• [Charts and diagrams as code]
- - - - - - -

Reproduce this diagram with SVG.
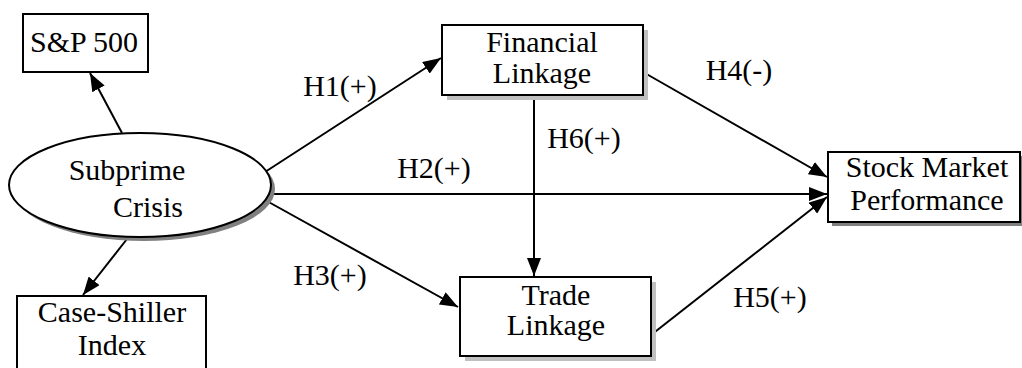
<svg xmlns="http://www.w3.org/2000/svg" width="1022" height="368" viewBox="0 0 1022 368" font-family="'Liberation Serif', serif">
<style>
text{font-family:'Liberation Serif',serif;font-size:30px;fill:#000;text-anchor:middle}
.box{fill:#fff;stroke:#000;stroke-width:2}
.shl{fill:#c0c0c0}
.shd{fill:#808080}
.edge{stroke:#000;stroke-width:2;fill:none;marker-end:url(#ah)}
</style>
<defs>
<marker id="ah" markerUnits="userSpaceOnUse" markerWidth="20" markerHeight="14" refX="18" refY="7" orient="auto">
<path d="M0,0 L18,7 L0,14 z" fill="#000"/>
</marker>
</defs>
<rect width="1022" height="368" fill="#fff"/>
<g id="connectors">
<line class="edge" x1="122" y1="133" x2="90" y2="73"/>
<line class="edge" x1="127" y1="239" x2="83" y2="295"/>
<line class="edge" x1="265" y1="172" x2="441" y2="58"/>
<line class="edge" x1="272" y1="194" x2="827" y2="194"/>
<line class="edge" x1="265" y1="200" x2="458" y2="307"/>
<line class="edge" x1="534" y1="96" x2="534" y2="276"/>
<line class="edge" x1="643" y1="72" x2="827" y2="177"/>
<line class="edge" x1="651" y1="335" x2="827" y2="197"/>
</g>
<g id="sp500">
<rect class="box" x="23" y="14" width="125" height="58"/>
<text x="84" y="52">S&amp;P 500</text>
</g>
<g id="subprime">
<ellipse class="shd" cx="144" cy="189" rx="131" ry="52"/>
<ellipse class="box" cx="140" cy="185" rx="131" ry="52"/>
<text x="127" y="180">Subprime</text>
<text x="148" y="217">Crisis</text>
</g>
<g id="caseshiller">
<rect class="box" x="17" y="296" width="189" height="80"/>
<text x="112" y="322">Case-Shiller</text>
<text x="112" y="355">Index</text>
</g>
<g id="financial">
<rect class="shl" x="447" y="30" width="201" height="70"/>
<rect class="box" x="442" y="25" width="201" height="70"/>
<text x="542" y="52">Financial</text>
<text x="542" y="83">Linkage</text>
</g>
<g id="trade">
<rect class="shl" x="465" y="282" width="191" height="79"/>
<rect class="box" x="460" y="277" width="191" height="79"/>
<text x="556" y="305">Trade</text>
<text x="556" y="335">Linkage</text>
</g>
<g id="stock">
<rect class="shd" x="832" y="156" width="192" height="70"/>
<rect class="box" x="828" y="152" width="192" height="70"/>
<text x="927" y="177">Stock Market</text>
<text x="927" y="210">Performance</text>
</g>
<g id="labels">
<text x="340" y="96">H1(+)</text>
<text x="434" y="178">H2(+)</text>
<text x="330" y="285">H3(+)</text>
<text x="739" y="80">H4(-)</text>
<text x="770" y="307">H5(+)</text>
<text x="584" y="148">H6(+)</text>
</g>
</svg>
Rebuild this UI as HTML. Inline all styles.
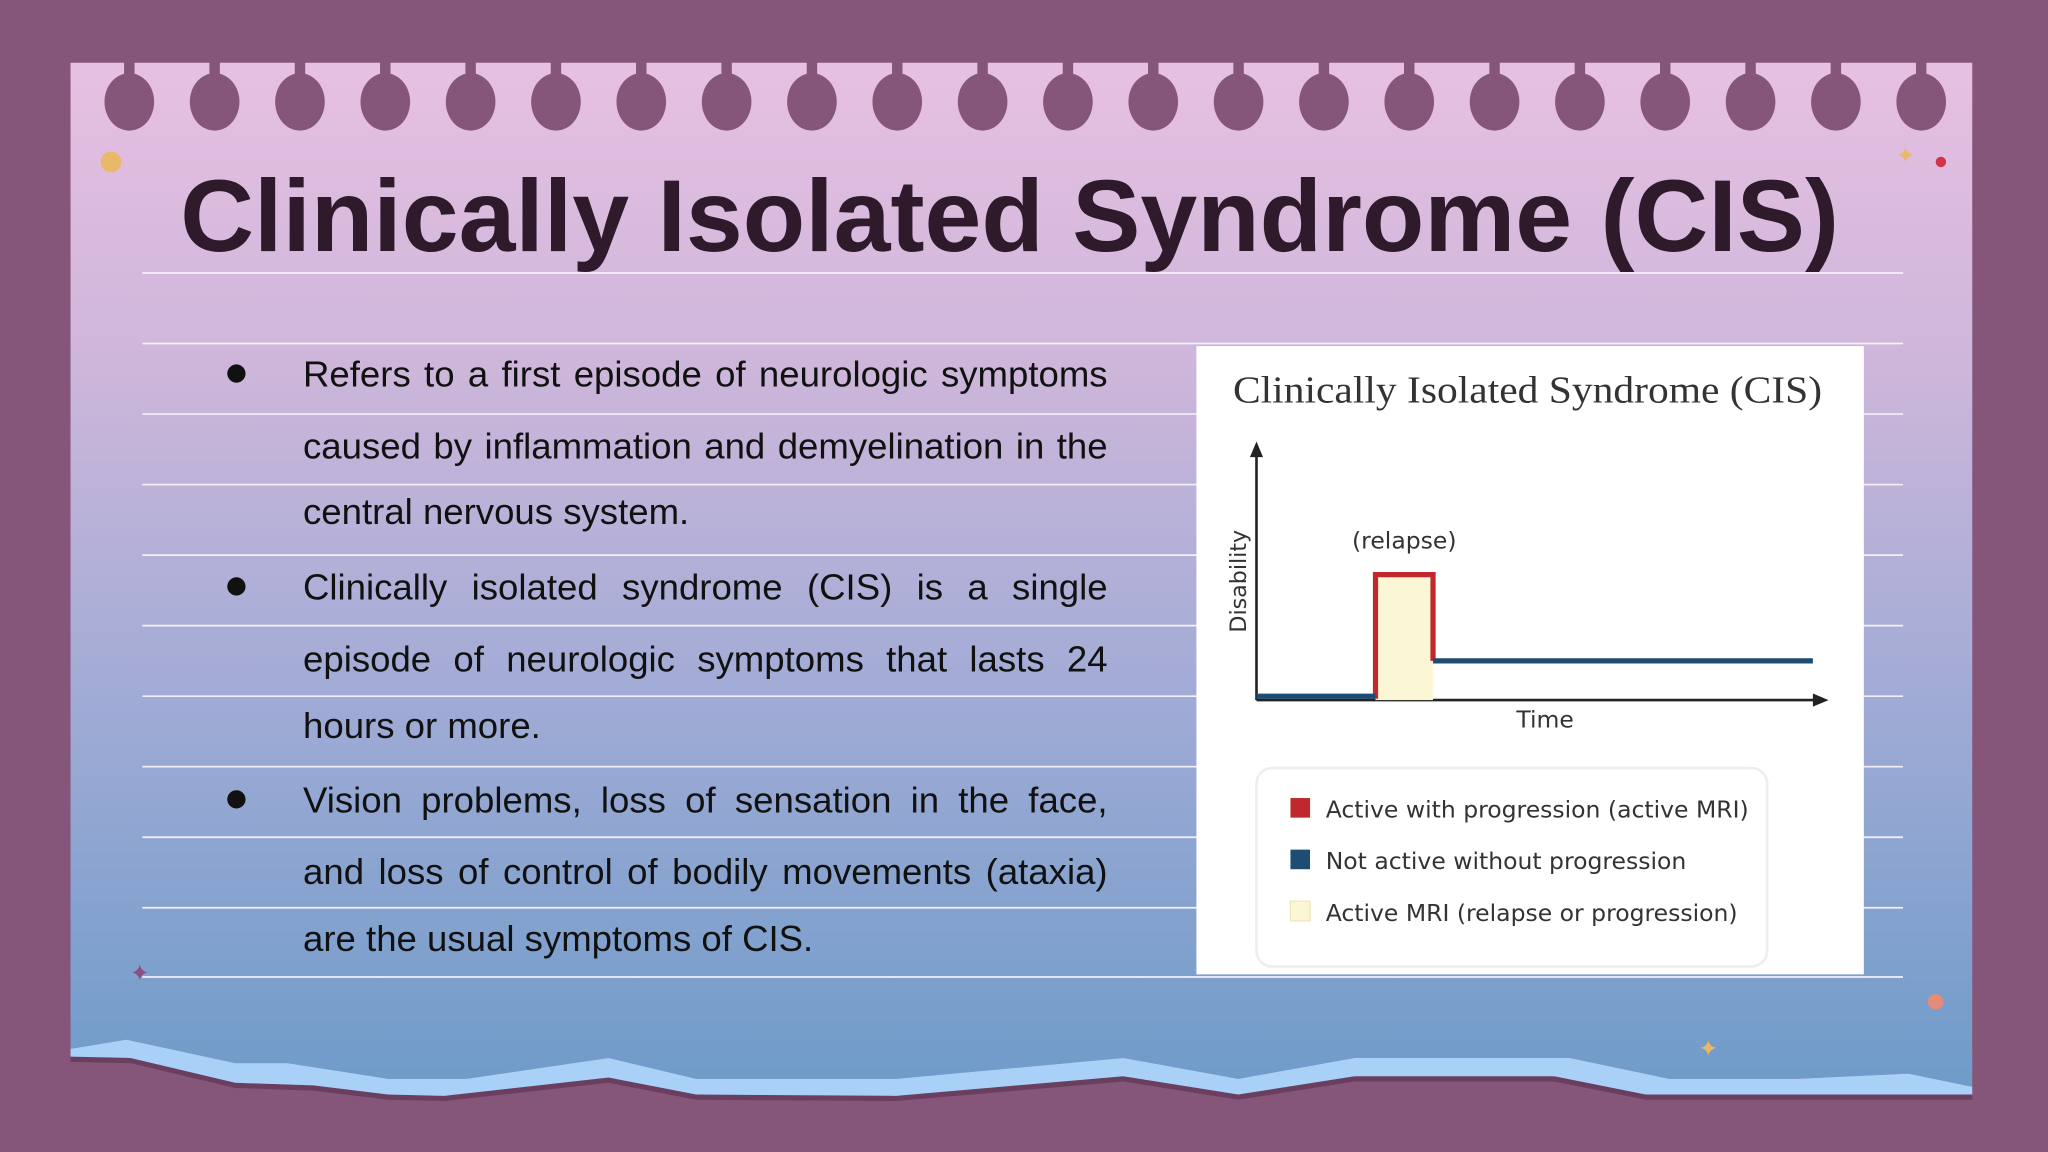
<!DOCTYPE html>
<html><head><meta charset="utf-8"><style>
html,body{margin:0;padding:0;background:#86557a;}
svg{display:block;}
.ln{position:absolute;left:0;width:616px;font-family:"Liberation Sans",sans-serif;font-size:28px;color:#111;white-space:nowrap;line-height:32px;}
.j{text-align:justify;text-align-last:justify;}
</style></head><body>
<svg id="slide" width="2048" height="1152" viewBox="0 0 1568 882" xmlns="http://www.w3.org/2000/svg">
<defs>
<linearGradient id="paperGrad" x1="0" y1="0" x2="0" y2="1">
<stop offset="0" stop-color="#e7c0e2"/>
<stop offset="0.3" stop-color="#cdb6da"/>
<stop offset="0.6" stop-color="#a3acd6"/>
<stop offset="1" stop-color="#6f9bc9"/>
</linearGradient>
</defs>
<rect width="1568" height="882" fill="#86557a"/>
<path fill="url(#paperGrad)" d="M54,48 L1510,48 L1510,832 L1461,822 L1375,826 L1278,826 L1202,810 L1037,810 L948,826 L860,810 L686,826 L533,826 L466,810 L357,826 L297,826 L220,814 L180,814 L97,796 L54,803 Z"/>
<path fill="#5e3552" opacity="0.7" d="M54,809 L100,810 L180,829 L240,831 L297,838 L340,839 L466,825 L533,838 L686,839 L860,824 L948,838 L1037,824 L1190,824 L1260,838 L1510,838 L1510,842 L1260,842 L1190,828 L1037,828 L948,842 L860,828 L686,843 L533,842 L466,829 L340,843 L297,842 L240,835 L180,833 L100,814 L54,813 Z"/>
<path fill="#a9d0f7" d="M54,803 L97,796 L180,814 L220,814 L297,826 L357,826 L466,810 L533,826 L686,826 L860,810 L948,826 L1037,810 L1202,810 L1278,826 L1375,826 L1461,822 L1510,832 L1510,838 L1260,838 L1190,824 L1037,824 L948,838 L860,824 L686,839 L533,838 L466,825 L340,839 L297,838 L240,831 L180,829 L100,810 L54,809 Z"/>
<g id="holes"></g>
<circle cx="85" cy="124" r="8" fill="#e9b86a"/>
<circle cx="1486" cy="124" r="4" fill="#d2334a"/>
<circle cx="1482" cy="767" r="6" fill="#e48b7a"/>
<text x="1459" y="125" font-size="18" fill="#e9b86a" text-anchor="middle" font-family="DejaVu Sans">✦</text>
<text x="107" y="751" font-size="18" fill="#8b4f80" text-anchor="middle" font-family="DejaVu Sans">✦</text>
<text x="1308" y="809" font-size="18" fill="#e9b86a" text-anchor="middle" font-family="DejaVu Sans">✦</text>
<text x="138" y="192" font-family="Liberation Sans, sans-serif" font-weight="bold" font-size="78" fill="#2e1a2b" textLength="1270" lengthAdjust="spacingAndGlyphs">Clinically Isolated Syndrome (CIS)</text>
<g id="rules"></g>
<g id="bullets"></g>
<foreignObject x="232" y="260" width="640" height="500">
<div xmlns="http://www.w3.org/1999/xhtml" id="bodyhtml" style="position:relative;width:640px;height:500px;"></div>
</foreignObject>
<g id="chart"></g>
</svg>
<script>
const NS='http://www.w3.org/2000/svg';
function mk(tag,attrs,parent){const e=document.createElementNS(NS,tag);for(const k in attrs)e.setAttribute(k,attrs[k]);parent.appendChild(e);return e;}
const holes=document.getElementById('holes');
for(let i=0;i<22;i++){const cx=99+i*65.33;
const s=mk('rect',{x:cx-4,y:47,width:8,height:20,fill:'#86557a'},holes);


const h=mk('ellipse',{cx:cx,cy:78,rx:19,ry:22,fill:'#86557a'},holes);

}
const rules=document.getElementById('rules');
const ruleYs=[209,263,317,371,425,479,533,587,641,695,748];
ruleYs.forEach(y=>{const l=mk('line',{x1:109,x2:1457,y1:y,y2:y,stroke:'#f4f0fa','stroke-width':1.3},rules);

});
const bodyDiv=document.getElementById('bodyhtml');
const bullets=document.getElementById('bullets');
const lines=[
['Refers to a first episode of neurologic symptoms',296,true,true],
['caused by inflammation and demyelination in the',351,true,false],
['central nervous system.',401,false,false],
['Clinically isolated syndrome (CIS) is a single',459,true,true],
['episode of neurologic symptoms that lasts 24',514,true,false],
['hours or more.',565,false,false],
['Vision problems, loss of sensation in the face,',622,true,true],
['and loss of control of bodily movements (ataxia)',677,true,false],
['are the usual symptoms of CIS.',728,false,false]];
lines.forEach(l=>{const d=document.createElement('div');
d.className='ln'+(l[2]?' j':'');
d.style.top=(l[1]-260-25)+'px';
d.textContent=l[0];


bodyDiv.appendChild(d);
if(l[3]){const b=mk('circle',{cx:181,cy:l[1]-10,r:7,fill:'#111'},bullets);

}});
// ---- chart data ----
const relapseTime=[0.209,0.31];
const relapseLevel=[0.49];
const notActiveStart=[0,0.31];
const notActiveEnd=[0.209,0.977];
const notActiveLevel=[0.015,0.153];
const legendLabels=['Active with progression (active MRI)','Not active without progression','Active MRI (relapse or progression)'];
const legendColors=['#c0282e','#1d4d72','#fbf7d4'];
const ox=962,oy=536,w=436,h=196;
const X=v=>ox+v*w, Y=v=>oy-v*h;
const chart=document.getElementById('chart');
const bg=mk('rect',{x:916,y:265,width:511,height:481,fill:'#ffffff'},chart);


const ti=mk('text',{x:944,y:308,'font-family':'Liberation Serif, serif','font-size':29,fill:'#333',textLength:451,lengthAdjust:'spacingAndGlyphs'},chart);
ti.textContent='Clinically Isolated Syndrome (CIS)';


const ya=mk('line',{x1:ox,y1:oy,x2:ox,y2:346,stroke:'#222','stroke-width':2},chart);


const yh=mk('path',{d:'M957,350 L962,338 L967,350 Z',fill:'#222'},chart);


const xa=mk('line',{x1:ox,y1:oy,x2:1392,y2:oy,stroke:'#222','stroke-width':2},chart);


const xh=mk('path',{d:'M1388,531 L1400,536 L1388,541 Z',fill:'#222'},chart);


const yt=mk('text',{x:0,y:0,transform:'translate(954,445) rotate(-90)','text-anchor':'middle','font-family':'DejaVu Sans, sans-serif','font-size':17,fill:'#333'},chart);
yt.textContent='Disability';


const xt=mk('text',{x:1183,y:557,'text-anchor':'middle','font-family':'DejaVu Sans, sans-serif','font-size':18,fill:'#333'},chart);
xt.textContent='Time';


const rx0=X(relapseTime[0]),rx1=X(relapseTime[1]),ry=Y(relapseLevel[0]);
const rf=mk('rect',{x:rx0,y:ry,width:rx1-rx0,height:oy-ry,fill:legendColors[2]},chart);


const rp=mk('path',{d:`M${rx0},${oy-1} L${rx0},${ry} L${rx1},${ry} L${rx1},${Y(notActiveLevel[1])}`,fill:'none',stroke:legendColors[0],'stroke-width':4},chart);


const rl=mk('text',{x:(rx0+rx1)/2,y:ry-20,'text-anchor':'middle','font-family':'DejaVu Sans, sans-serif','font-size':18,fill:'#333'},chart);
rl.textContent='(relapse)';


notActiveStart.forEach((s,i)=>{const ln=mk('line',{x1:X(s),x2:X(notActiveEnd[i]),y1:Y(notActiveLevel[i]),y2:Y(notActiveLevel[i]),stroke:legendColors[1],'stroke-width':4},chart);

});
const lb=mk('rect',{x:962,y:588,width:391,height:152,rx:12,fill:'#fff',stroke:'#eeeeee','stroke-width':2},chart);


legendLabels.forEach((lab,i)=>{const y=619+i*39.5;
const sq=mk('rect',{x:988,y:y-8,width:15,height:15,fill:legendColors[i],stroke:i==2?'#eee8b8':'none'},chart);


const t=mk('text',{x:1015,y:y+7,'font-family':'DejaVu Sans, sans-serif','font-size':18,fill:'#333'},chart);
t.textContent=lab;

});
</script>
</body></html>
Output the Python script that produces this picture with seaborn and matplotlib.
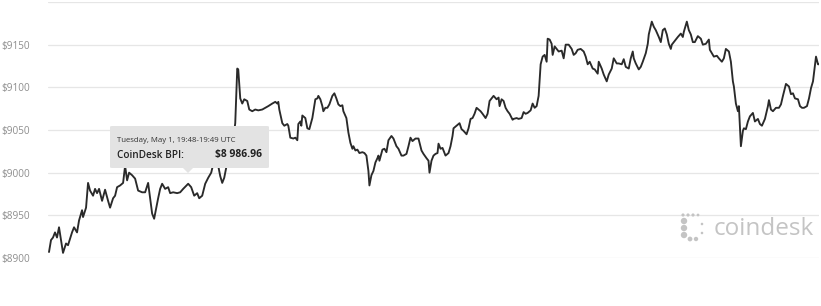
import numpy as np
import pandas as pd
import seaborn as sns
import matplotlib
matplotlib.use("Agg")
import matplotlib.pyplot as plt
from matplotlib.patches import FancyBboxPatch, Polygon, Ellipse

# ---- data (time step index, BPI price in USD) ----
step = [1, 3, 5, 7, 9, 11, 13, 15, 18, 20, 24, 26, 29, 31, 34, 35, 38, 40, 42, 45,
        47, 49, 51, 54, 57, 60, 62, 65, 67, 69, 72, 75, 77, 79, 81, 84, 87, 90, 94, 97,
        100, 104, 106, 108, 110, 112, 114, 117, 120, 122, 125, 129, 132, 135, 140, 143, 146, 149, 151, 154,
        157, 160, 163, 165, 168, 170, 172, 174, 176, 178, 181, 184, 187, 189, 190, 192, 194, 196, 199, 201,
        204, 207, 210, 214, 217, 220, 224, 227, 229, 230, 231, 234, 236, 239, 240, 242, 245, 247, 249, 250,
        252, 253, 254, 257, 259, 261, 264, 267, 269, 270, 272, 274, 275, 277, 279, 281, 284, 286, 288, 290,
        292, 294, 295, 298, 300, 302, 304, 305, 307, 309, 311, 314, 316, 318, 320, 321, 323, 325, 327, 329,
        330, 331, 334, 336, 338, 340, 343, 345, 348, 350, 353, 355, 358, 360, 362, 364, 367, 370, 373, 375,
        378, 380, 381, 383, 385, 387, 389, 390, 392, 394, 397, 400, 402, 404, 405, 408, 411, 413, 415, 418,
        420, 422, 424, 426, 428, 430, 432, 434, 437, 439, 441, 443, 445, 448, 450, 451, 453, 455, 457, 459,
        461, 464, 465, 468, 470, 473, 475, 477, 479, 482, 484, 486, 488, 490, 492, 494, 496, 498, 499, 501,
        503, 504, 506, 508, 510, 513, 515, 517, 520, 523, 525, 527, 529, 532, 535, 537, 539, 541, 544, 546,
        549, 550, 553, 555, 558, 560, 563, 565, 568, 570, 573, 575, 577, 580, 582, 584, 585, 587, 590, 592,
        594, 597, 599, 600, 603, 605, 607, 610, 612, 614, 616, 618, 620, 622, 623, 625, 629, 632, 634, 635,
        638, 640, 642, 644, 646, 649, 652, 654, 657, 660, 661, 663, 665, 668, 670, 673, 675, 677, 680, 682,
        684, 685, 687, 689, 690, 692, 694, 695, 697, 699, 701, 704, 706, 709, 711, 713, 716, 719, 720, 722,
        724, 727, 730, 732, 734, 737, 740, 742, 744, 746, 749, 751, 753, 755, 758, 760, 762, 764, 767, 769,
        770]
price = [8907, 8921, 8924, 8930, 8924, 8936, 8921, 8906, 8917, 8915, 8930, 8936, 8930, 8944, 8956, 8948, 8959, 8988, 8979, 8973,
         8981, 8976, 8981, 8967, 8980, 8967, 8959, 8970, 8973, 8983, 8985, 8988, 9008, 8991, 9000, 8997, 8993, 8979, 8977, 8977,
         8988, 8952, 8946, 8958, 8970, 8981, 8987, 8981, 8983, 8976, 8977, 8976, 8977, 8981, 8987, 8983, 8973, 8976, 8970, 8973,
         8987, 8994, 9000, 9010, 9015, 9008, 8996, 8988, 8994, 9006, 9015, 9030, 9058, 9122, 9121, 9087, 9081, 9086, 9084, 9074,
         9072, 9074, 9073, 9074, 9076, 9078, 9081, 9083, 9081, 9083, 9074, 9058, 9055, 9057, 9055, 9041, 9040, 9041, 9038, 9057,
         9060, 9055, 9067, 9064, 9052, 9051, 9064, 9086, 9087, 9090, 9086, 9078, 9072, 9076, 9076, 9080, 9090, 9093, 9087, 9080,
         9078, 9079, 9072, 9064, 9047, 9035, 9028, 9031, 9026, 9027, 9023, 9024, 9023, 9020, 9002, 8985, 8997, 9002, 9012, 9017,
         9020, 9014, 9027, 9028, 9024, 9038, 9043, 9040, 9031, 9028, 9020, 9020, 9022, 9031, 9041, 9037, 9040, 9040, 9026, 9022,
         9017, 9014, 9000, 9014, 9020, 9022, 9023, 9034, 9028, 9029, 9020, 9023, 9031, 9043, 9052, 9055, 9058, 9051, 9049, 9045,
         9052, 9063, 9064, 9069, 9076, 9074, 9072, 9069, 9064, 9069, 9084, 9087, 9090, 9086, 9088, 9078, 9086, 9084, 9076, 9072,
         9069, 9062, 9063, 9064, 9063, 9064, 9071, 9069, 9070, 9073, 9081, 9076, 9078, 9090, 9127, 9136, 9138, 9130, 9157, 9156,
         9151, 9138, 9148, 9145, 9142, 9143, 9134, 9150, 9150, 9145, 9138, 9140, 9144, 9145, 9142, 9136, 9127, 9130, 9122, 9121,
         9116, 9130, 9122, 9115, 9107, 9115, 9122, 9134, 9128, 9128, 9127, 9133, 9124, 9122, 9134, 9142, 9134, 9128, 9121, 9124,
         9130, 9140, 9151, 9162, 9177, 9171, 9167, 9159, 9153, 9167, 9169, 9162, 9151, 9145, 9150, 9153, 9159, 9163, 9159, 9165,
         9177, 9167, 9162, 9153, 9153, 9160, 9157, 9150, 9151, 9156, 9144, 9140, 9136, 9137, 9134, 9130, 9134, 9145, 9142, 9130,
         9107, 9101, 9081, 9072, 9078, 9031, 9049, 9052, 9051, 9060, 9066, 9070, 9060, 9063, 9057, 9055, 9063, 9078, 9085, 9074,
         9072, 9076, 9076, 9080, 9090, 9104, 9101, 9092, 9093, 9087, 9086, 9078, 9076, 9076, 9078, 9087, 9099, 9107, 9136, 9127,
         9127]
price = price[:len(step)]

tick_values = [8900, 8950, 9000, 9050, 9100, 9150, 9200]
tick_labels = ["$8900", "$8950", "$9000", "$9050", "$9100", "$9150", ""]

tooltip_date = "Tuesday, May 1, 19:48-19:49 UTC"
tooltip_label = "CoinDesk BPI:"
tooltip_value = "$8 986.96"
brand = "coindesk"

df = pd.DataFrame({"step": step, "price": price})

sns.set_theme(style="white")
plt.rcParams["font.family"] = ["Open Sans", "DejaVu Sans"]

W, H = 821, 306
fig = plt.figure(figsize=(W / 100, H / 100), dpi=100)
ax = fig.add_axes([48 / W, 48 / H, 771 / W, 256 / H])

sns.lineplot(data=df, x="step", y="price", ax=ax, color="#2a2a2a", linewidth=1.35, zorder=3)

ax.set_xlim(0, 770)
ax.set_ylim(8900, 9200)
ax.set_yticks(tick_values)
ax.set_yticklabels(tick_labels)
ax.set_xticks([])
ax.set_xlabel("")
ax.set_ylabel("")
ax.tick_params(axis="y", length=0, pad=13, labelsize=7.2, labelcolor="#8e8e8e")
ax.grid(axis="y", color="#e6e6e6", linewidth=0.9)
ax.set_axisbelow(True)
for s in ax.spines.values():
    s.set_visible(False)

# tooltip
box = FancyBboxPatch((110 / W, (H - 168) / H), 159 / W, 42 / H,
                     boxstyle="round,pad=0,rounding_size=0.003",
                     transform=fig.transFigure, facecolor="#e3e3e3",
                     edgecolor="none", zorder=10)
fig.patches.append(box)
tri = Polygon([[183 / W, (H - 168) / H], [193 / W, (H - 168) / H],
               [188 / W, (H - 173) / H]], closed=True,
              transform=fig.transFigure, facecolor="#e3e3e3", edgecolor="none", zorder=10)
fig.patches.append(tri)
fig.text(117 / W, (H - 141) / H, tooltip_date, fontsize=5.6, color="#333333",
         va="center", ha="left", zorder=11)
fig.text(117 / W, (H - 155) / H, tooltip_label, fontsize=7.2, color="#222222",
         fontweight="semibold", va="center", ha="left", zorder=11)
fig.text(262 / W, (H - 155) / H, tooltip_value, fontsize=7.4, color="#222222",
         fontweight="bold", va="center", ha="right", zorder=11)

# watermark logo
logo_col = "#c4c4c4"
fig.text(714 / W, (H - 229) / H, brand, fontsize=17.5, color=logo_col,
         va="center", ha="left", zorder=2)
dots = [(683, 215, 1.6), (688, 215, 1.6), (693, 215, 1.6), (698, 215, 1.4),
        (684, 221, 3.2), (684, 228, 3.2), (684, 235, 3.2),
        (690, 239, 2.4), (696, 239, 2.2),
        (702, 224, 1.3), (702, 233, 1.3)]
for dx, dy, r in dots:
    fig.add_artist(Ellipse((dx / W, (H - dy) / H), width=2 * r / W, height=2 * r / H,
                           transform=fig.transFigure, facecolor=logo_col, edgecolor="none"))

fig.savefig("out.png", dpi=100)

- - - - - - -

Print the line above containing "Output the Python", the line containing "from matplotlib.patches import", and everything between them, exactly as written. Pictures stay out.

Output the Python script that produces this picture with seaborn and matplotlib.
import numpy as np
import pandas as pd
import seaborn as sns
import matplotlib
matplotlib.use("Agg")
import matplotlib.pyplot as plt
from matplotlib.patches import FancyBboxPatch, Polygon, Ellipse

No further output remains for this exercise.